Projet de rapport du Giec : une divulgation qui embarrasse la communauté scientifique

par Vincent KRANEN
Publié le 23 juin 2021 à 18h35
Projet de rapport du Giec : une divulgation qui embarrasse la communauté scientifique
Source : YANN COATSALIOU / AFP

FUITE - Un projet de rapport du Groupe d’experts intergouvernemental sur l’évolution du climat (Giec) a été diffusé mercredi matin dans les médias, avant sa relecture et sa validation. De quoi gêner la communauté scientifique.

Aller plus vite que la musique. C'est peut-être ce qu'il est arrivé avec la diffusion, ce mercredi matin, par l'Agence France-Presse, d'un "projet de rapport" du Giec (Groupe d’experts intergouvernemental sur l’évolution du climat), l'organisme international chargé d’examiner et d'évaluer les données scientifiques les plus récentes pour la compréhension des changements climatiques.

Après la publication de la dépêche, de nombreux climatologues français du Giec ont répondu aux médias par le mutisme, gênés de devoir commenter un brouillon non validé. Ceux-ci rappelaient, par SMS, que le processus normal de validation du rapport était toujours en cours.

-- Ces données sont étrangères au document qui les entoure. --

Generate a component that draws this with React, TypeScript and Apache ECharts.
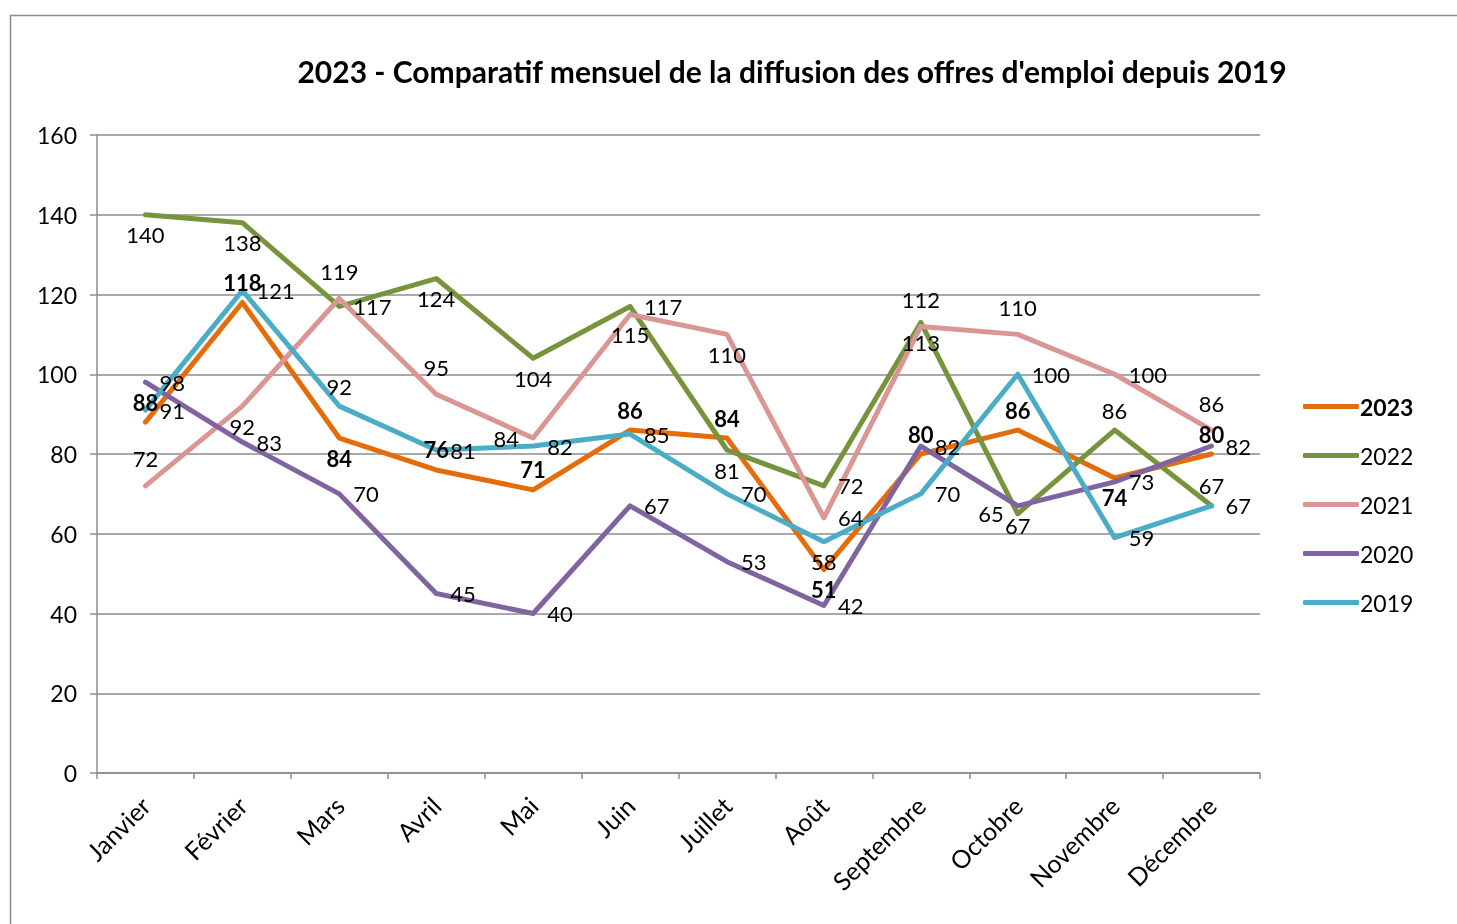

François Gemenne, un des auteurs du futur rapport du Giec, a rappelé cet après-midi sur son profil LinkedIn qu'il "s'agit d'une version très préliminaire et partielle d'un volume du rapport, qui date de novembre 2020". 

"Contrairement à ce qu'on a pu lire, ce n'est pas cette version qui sera approuvée en février 2022. Cette version n'intègre pas les 40.000 commentaires reçus sur ce texte, et [...] des sections qui sont encore en cours d'écriture", souligne le spécialiste des migrations. "La légitimité et l'autorité des rapports du Giec vient de leur processus de relecture et de validation très sophistiqué. Si l'on divulgue des résultats avant l'issue de ce processus, on porte atteinte à la crédibilité des travaux du Giec dans leur ensemble."

Il n'est pas scientifique et rigoureux de commenter un résumé
Françoise Vimeux, climatologue

La climatologue Françoise Vimeux, directrice de recherche à l'Institut de recherche pour le développement (IRD) qui, elle, n'est pas membre du Giec, estime également "qu'il y a un problème" scientifique à partager et à commenter un brouillon d'un résumé technique du futur rapport.

"La version finale du résumé sera sans doute très différente du brouillon", fait-elle valoir. "Il y a un problème parce que la qualité des résumés et des rapports du Giec repose pour partie sur les processus de relecture et de corrections qui s'ensuivent. Il n'est donc pas scientifique et rigoureux de commenter un résumé ou un rapport non abouti, non validé et non publié."

Dans un communiqué de presse, publié ce mercredi, le Giec a lui-même rappelé qu'il était "engagé dans un processus d'évaluation ouvert, solide et transparent", faisant appel à des experts extérieurs pour la validation des rapports. Comme dans un processus classique de la science où toute publication doit être revue par les pairs. Une étape indispensable pour "garantir que le rapport est aussi précis, complet et objectif que possible", conclut l'organisme. 

La session du Giec visant à approuver le résumé du rapport, à l'intention des décideurs, est prévue du 14 au 18 février 2022. En attendant, les scientifiques et les gouvernements vont devoir achever le processus de relecture. Une façon d'éviter qu'à l'instar de la crise du Covid-19, les controverses scientifiques ne s'étalent sur la place publique.